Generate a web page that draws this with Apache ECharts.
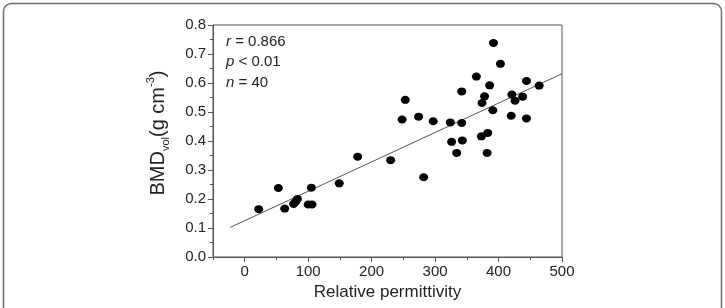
<!DOCTYPE html>
<html>
<head>
<meta charset="utf-8">
<script src="https://cdn.jsdelivr.net/npm/echarts@6/dist/echarts.min.js"></script>
<style>
  html, body { margin: 0; padding: 0; background: #fff; }
  #chart { width: 725px; height: 308px; }
</style>
</head>
<body>
<div id="chart"></div>
<script>
// values
const permittivity = [
  22, 53, 63, 77, 80, 83, 100, 106, 105, 149,
  178, 230, 282,
  248, 253, 274, 297, 324, 326, 334, 342, 342, 343,
  365, 373, 374, 378, 382, 383, 386, 391, 392, 403,
  420, 421, 426, 438, 444, 444, 464
]
const bmdVol = [
  0.165, 0.238, 0.167, 0.183, 0.19, 0.2, 0.181, 0.181, 0.239, 0.254,
  0.346, 0.334, 0.275,
  0.474, 0.542, 0.484, 0.468, 0.464, 0.397, 0.359, 0.462, 0.571, 0.402,
  0.622, 0.416, 0.531, 0.554, 0.359, 0.428, 0.592, 0.506, 0.738, 0.666,
  0.487, 0.56, 0.539, 0.553, 0.607, 0.478, 0.591
]
const fitX = [-23, 500]
const fitY = [0.102, 0.632]
const xMajorTicks = [0, 100, 200, 300, 400, 500]
const xMinorTicks = [-50, 50, 150, 250, 350, 450]
const statLines = [
  ["r", " = 0.866"],
  ["p", " < 0.01"],
  ["n", " = 40"]
]

const axisColor = "#555"
const textColor = "#222"
const font = "Liberation Sans, Arial, sans-serif"

const chart = echarts.init(document.getElementById("chart"), null, { renderer: "canvas" })

chart.setOption({
  backgroundColor: "#fff",
  animation: false,
  grid: {
    left: 213, right: 163, top: 25, bottom: 51,
    show: true, borderColor: axisColor, borderWidth: 1, backgroundColor: "transparent"
  },
  xAxis: [
    {
      type: "value", min: -50, max: 500,
      axisLine: { onZero: false, lineStyle: { color: axisColor } },
      axisTick: { customValues: xMajorTicks, length: 5, lineStyle: { color: axisColor } },
      axisLabel: { customValues: xMajorTicks, color: textColor, fontFamily: font, fontSize: 15, margin: 7 },
      splitLine: { show: false },
      name: "Relative permittivity",
      nameLocation: "middle",
      nameGap: 27,
      nameTextStyle: { color: textColor, fontFamily: font, fontSize: 17 }
    },
    {
      type: "value", min: -50, max: 500, position: "bottom",
      axisLine: { show: false, onZero: false },
      axisTick: { customValues: xMinorTicks, length: 3, lineStyle: { color: axisColor } },
      axisLabel: { show: false },
      splitLine: { show: false }
    }
  ],
  yAxis: {
    type: "value", min: 0, max: 0.8, interval: 0.1,
    axisLine: { show: true, onZero: false, lineStyle: { color: axisColor } },
    axisTick: { show: true, length: 5, lineStyle: { color: axisColor } },
    minorTick: { show: true, splitNumber: 2, length: 3, lineStyle: { color: axisColor } },
    axisLabel: {
      color: textColor, fontFamily: font, fontSize: 15, margin: 7,
      formatter: (v) => v.toFixed(1)
    },
    splitLine: { show: false },
    name: "{t|BMD}{sub|vol}{t|(g cm}{sup|-3}{t|)}",
    nameLocation: "middle",
    nameGap: 42,
    nameTextStyle: {
      padding: [0, 0, 0, 16],
      rich: {
        t: { fontFamily: font, fontSize: 20, color: textColor, lineHeight: 26, verticalAlign: "middle" },
        sub: { fontFamily: font, fontSize: 11, color: textColor, lineHeight: 26, verticalAlign: "bottom", padding: [9, 0, 0, 0] },
        sup: { fontFamily: font, fontSize: 11, color: textColor, lineHeight: 26, verticalAlign: "top", padding: [0, 0, 9, 0] }
      }
    }
  },
  graphic: [
    {
      type: "rect", silent: true,
      shape: { x: 3.5, y: 3.5, width: 718, height: 320, r: 8 },
      style: { fill: "none", stroke: "#6b6b6b", lineWidth: 1.5 }
    },
    ...statLines.map((line, i) => ({
      type: "text", left: 226, top: 34 + i * 20.5,
      style: {
        text: `{i|${line[0]}}{t|${line[1]}}`,
        rich: {
          i: { fontFamily: font, fontSize: 15, fontStyle: "italic", fill: textColor },
          t: { fontFamily: font, fontSize: 15, fill: textColor }
        }
      }
    }))
  ],
  series: [
    {
      type: "line",
      data: fitX.map((x, i) => [x, fitY[i]]),
      symbol: "none",
      lineStyle: { color: "#555", width: 1 },
      z: 2
    },
    {
      type: "scatter",
      data: permittivity.map((x, i) => [x, bmdVol[i]]),
      symbol: "circle",
      symbolSize: [9, 8],
      itemStyle: { color: "#000", opacity: 1 },
      z: 3
    }
  ]
})
</script>
</body>
</html>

================================

* _Directions for this task_
Write out the material above once more, exactly as it reads, with no pictures.

* _Answer to the task_
Generate a web page that draws this with Apache ECharts.
<!DOCTYPE html>
<html>
<head>
<meta charset="utf-8">
<script src="https://cdn.jsdelivr.net/npm/echarts@6/dist/echarts.min.js"></script>
<style>
  html, body { margin: 0; padding: 0; background: #fff; }
  #chart { width: 725px; height: 308px; }
</style>
</head>
<body>
<div id="chart"></div>
<script>
// values
const permittivity = [
  22, 53, 63, 77, 80, 83, 100, 106, 105, 149,
  178, 230, 282,
  248, 253, 274, 297, 324, 326, 334, 342, 342, 343,
  365, 373, 374, 378, 382, 383, 386, 391, 392, 403,
  420, 421, 426, 438, 444, 444, 464
]
const bmdVol = [
  0.165, 0.238, 0.167, 0.183, 0.19, 0.2, 0.181, 0.181, 0.239, 0.254,
  0.346, 0.334, 0.275,
  0.474, 0.542, 0.484, 0.468, 0.464, 0.397, 0.359, 0.462, 0.571, 0.402,
  0.622, 0.416, 0.531, 0.554, 0.359, 0.428, 0.592, 0.506, 0.738, 0.666,
  0.487, 0.56, 0.539, 0.553, 0.607, 0.478, 0.591
]
const fitX = [-23, 500]
const fitY = [0.102, 0.632]
const xMajorTicks = [0, 100, 200, 300, 400, 500]
const xMinorTicks = [-50, 50, 150, 250, 350, 450]
const statLines = [
  ["r", " = 0.866"],
  ["p", " < 0.01"],
  ["n", " = 40"]
]

const axisColor = "#555"
const textColor = "#222"
const font = "Liberation Sans, Arial, sans-serif"

const chart = echarts.init(document.getElementById("chart"), null, { renderer: "canvas" })

chart.setOption({
  backgroundColor: "#fff",
  animation: false,
  grid: {
    left: 213, right: 163, top: 25, bottom: 51,
    show: true, borderColor: axisColor, borderWidth: 1, backgroundColor: "transparent"
  },
  xAxis: [
    {
      type: "value", min: -50, max: 500,
      axisLine: { onZero: false, lineStyle: { color: axisColor } },
      axisTick: { customValues: xMajorTicks, length: 5, lineStyle: { color: axisColor } },
      axisLabel: { customValues: xMajorTicks, color: textColor, fontFamily: font, fontSize: 15, margin: 7 },
      splitLine: { show: false },
      name: "Relative permittivity",
      nameLocation: "middle",
      nameGap: 27,
      nameTextStyle: { color: textColor, fontFamily: font, fontSize: 17 }
    },
    {
      type: "value", min: -50, max: 500, position: "bottom",
      axisLine: { show: false, onZero: false },
      axisTick: { customValues: xMinorTicks, length: 3, lineStyle: { color: axisColor } },
      axisLabel: { show: false },
      splitLine: { show: false }
    }
  ],
  yAxis: {
    type: "value", min: 0, max: 0.8, interval: 0.1,
    axisLine: { show: true, onZero: false, lineStyle: { color: axisColor } },
    axisTick: { show: true, length: 5, lineStyle: { color: axisColor } },
    minorTick: { show: true, splitNumber: 2, length: 3, lineStyle: { color: axisColor } },
    axisLabel: {
      color: textColor, fontFamily: font, fontSize: 15, margin: 7,
      formatter: (v) => v.toFixed(1)
    },
    splitLine: { show: false },
    name: "{t|BMD}{sub|vol}{t|(g cm}{sup|-3}{t|)}",
    nameLocation: "middle",
    nameGap: 42,
    nameTextStyle: {
      padding: [0, 0, 0, 16],
      rich: {
        t: { fontFamily: font, fontSize: 20, color: textColor, lineHeight: 26, verticalAlign: "middle" },
        sub: { fontFamily: font, fontSize: 11, color: textColor, lineHeight: 26, verticalAlign: "bottom", padding: [9, 0, 0, 0] },
        sup: { fontFamily: font, fontSize: 11, color: textColor, lineHeight: 26, verticalAlign: "top", padding: [0, 0, 9, 0] }
      }
    }
  },
  graphic: [
    {
      type: "rect", silent: true,
      shape: { x: 3.5, y: 3.5, width: 718, height: 320, r: 8 },
      style: { fill: "none", stroke: "#6b6b6b", lineWidth: 1.5 }
    },
    ...statLines.map((line, i) => ({
      type: "text", left: 226, top: 34 + i * 20.5,
      style: {
        text: `{i|${line[0]}}{t|${line[1]}}`,
        rich: {
          i: { fontFamily: font, fontSize: 15, fontStyle: "italic", fill: textColor },
          t: { fontFamily: font, fontSize: 15, fill: textColor }
        }
      }
    }))
  ],
  series: [
    {
      type: "line",
      data: fitX.map((x, i) => [x, fitY[i]]),
      symbol: "none",
      lineStyle: { color: "#555", width: 1 },
      z: 2
    },
    {
      type: "scatter",
      data: permittivity.map((x, i) => [x, bmdVol[i]]),
      symbol: "circle",
      symbolSize: [9, 8],
      itemStyle: { color: "#000", opacity: 1 },
      z: 3
    }
  ]
})
</script>
</body>
</html>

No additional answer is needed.